An earthquake is a sudden and often violent movement of the earth’s crust due to intense energy build-up or volcanic activity. Seismic waves are released which is what makes the ground shake.
The Earth is made up of tectonic plates. Where these plates meet are fault lines. The most notable one in the United States is the San Andreas Fault line in California. It separates the Pacific plate from the North American plate and this area is the most active for our country. It happens to be along the Ring of Fire, which is where ninety percent of the Earth’s earthquakes happen.
Earthquakes that happen along the San Andreas fault line can be violent and deadly. Take San Francisco in 1989 for instance… a magnitude 6.9 caused 63 deaths, nearly 3,800 injuries, and an estimated six billion dollars in property damage. The earthquake lasted for only fifteen seconds.
A notable and recent earthquake on the east coast that you may remember was in August of 2011. It was in central Virginia and clocked in with a magnitude of 5.8. It caused cracks and damage to the Washington Monument that took almost two years to repair. Luckily, there were no deaths and only minor injuries but there was around 200 million dollars worth of damage. This one was felt in over a dozen US states and even a few Canadian Provinces.
East coast earthquakes tend to be felt further out from their epicenter mainly due to the type of rock. The east coast tends to have older rock and is hundreds of millions of years older than west coast rock..The fault lines on the east coast have had time to heal which means seismic waves can travel through them easier and go further. This is opposed to the west coast where the fault lines are fresher and broken apart… slowing the seismic waves down.

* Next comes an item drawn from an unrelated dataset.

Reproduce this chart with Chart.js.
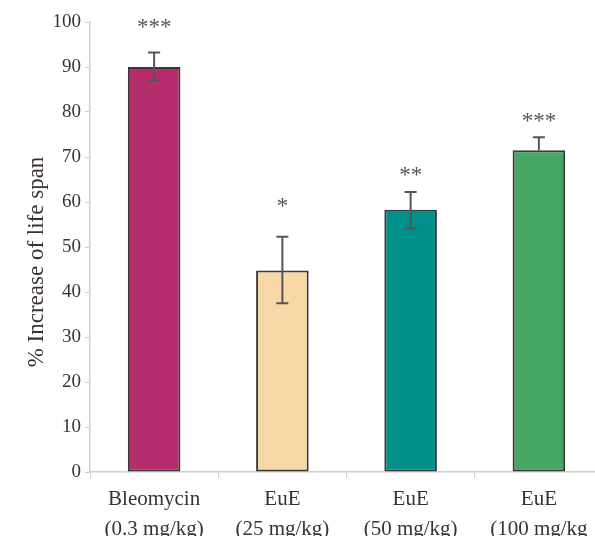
<!DOCTYPE html>
<html><head><meta charset="utf-8">
<script src="https://cdn.jsdelivr.net/npm/chart.js@4/dist/chart.umd.min.js"></script>
<style>html,body{margin:0;padding:0;background:#fff;overflow:hidden;width:595px;height:536px}#w{width:606px;height:536px}</style>
</head><body><div id="w"><canvas id="c" width="606" height="536"></canvas></div>
<script>
const categories = [["Bleomycin","(0.3 mg/kg)"],["EuE","(25 mg/kg)"],["EuE","(50 mg/kg)"],["EuE","(100 mg/kg"]];
const values = [90.0, 44.8, 58.3, 71.5];
const errHigh = [3.2, 7.5, 3.9, 2.9];
const errLow = [3.0, 7.3, 4.2, 0];
const stars = ["***", "*", "**", "***"];
const starLevels = [99.6, 59.8, 66.6, 78.7];
const barColors = ["#b52d6c", "#f8d8a6", "#00908a", "#47a663"];
const yTitle = "% Increase of life span";

const FONT = "'Liberation Serif', 'DejaVu Serif', serif";
const TEXT = "#3a3232";

const extras = {
  id: 'extras',
  afterDatasetsDraw(chart) {
    const ctx = chart.ctx, y = chart.scales.y, meta = chart.getDatasetMeta(0);
    ctx.save();
    ctx.strokeStyle = "#555";
    ctx.lineWidth = 2;
    meta.data.forEach((bar, i) => {
      const x = bar.x;
      const top = y.getPixelForValue(values[i] + errHigh[i]);
      const bot = y.getPixelForValue(values[i] - errLow[i]);
      ctx.beginPath();
      ctx.moveTo(x, top); ctx.lineTo(x, bot);
      ctx.moveTo(x - 6, top); ctx.lineTo(x + 6, top);
      if (errLow[i] > 0) { ctx.moveTo(x - 6, bot); ctx.lineTo(x + 6, bot); }
      ctx.stroke();
      ctx.fillStyle = "#555";
      ctx.font = "23px " + FONT;
      ctx.textAlign = "center";
      ctx.textBaseline = "middle";
      ctx.fillText(stars[i], x, y.getPixelForValue(starLevels[i]) + 4);
    });
    ctx.fillStyle = TEXT;
    ctx.font = "23px " + FONT;
    ctx.translate(37, 262);
    ctx.rotate(-Math.PI / 2);
    ctx.textAlign = "center";
    ctx.textBaseline = "middle";
    ctx.fillText(yTitle, 0, 0);
    ctx.restore();
  }
};

new Chart(document.getElementById('c'), {
  type: 'bar',
  data: {
    labels: categories,
    datasets: [{
      data: values,
      backgroundColor: barColors,
      borderColor: "#383838",
      borderWidth: 2,
      borderSkipped: false,
      barPercentage: 0.41,
      categoryPercentage: 1.0
    }]
  },
  options: {
    responsive: false,
    animation: false,
    devicePixelRatio: 1,
    layout: { padding: { top: 22, right: 3, left: 0, bottom: 0 } },
    plugins: { legend: { display: false }, tooltip: { enabled: false } },
    scales: {
      y: {
        min: 0, max: 100,
        ticks: { stepSize: 10, color: TEXT, font: { family: FONT, size: 19 }, padding: 4 },
        grid: { drawOnChartArea: false, drawTicks: true, tickLength: 5, color: "#cfcfcf" },
        border: { color: "#cfcfcf", width: 1.5 },
        afterFit(s) { s.width = 90; }
      },
      x: {
        ticks: { color: TEXT, font: { family: FONT, size: 21, lineHeight: 1.4 }, padding: 7, maxRotation: 0, autoSkip: false },
        grid: { drawOnChartArea: false, drawTicks: true, tickLength: 6, color: "#cfcfcf", offset: true },
        border: { color: "#cfcfcf", width: 1.5 },
        afterFit(s) { s.height = 64; }
      }
    }
  },
  plugins: [extras]
});
</script>
</body></html>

We have small and older faults underneath us here in North Dakota. This is a map of those fault lines. They’re not very active, meaning they don’t move much to where we can feel the. But they have been the source of a few earthquakes here.
We’re one of the states that are least likely to see an earthquake. The North Dakota Geological Survey says we average an earthquake in our state or record an earthquake from further away about once every ten years. We have seen 13 in recorded history and most stayed below a magnitude 3.7.
The strongest ever recorded in North Dakota was in Huff at a magnitude of 4.4 on July 8th, 1968. It wasn’t violent at all. The Bismarck Tribune wrote about how it trembled and startled the residents of the Capital City.
Another interesting earthquake tidbit is that if your home were to be damaged by an earthquake, your standard home owner’s insurance policy won’t cover you. You have to buy earthquake insurance. Luckily, earthquakes are rare in North Dakota but you can certainly ask your insurance agent about that coverage for peace of mind.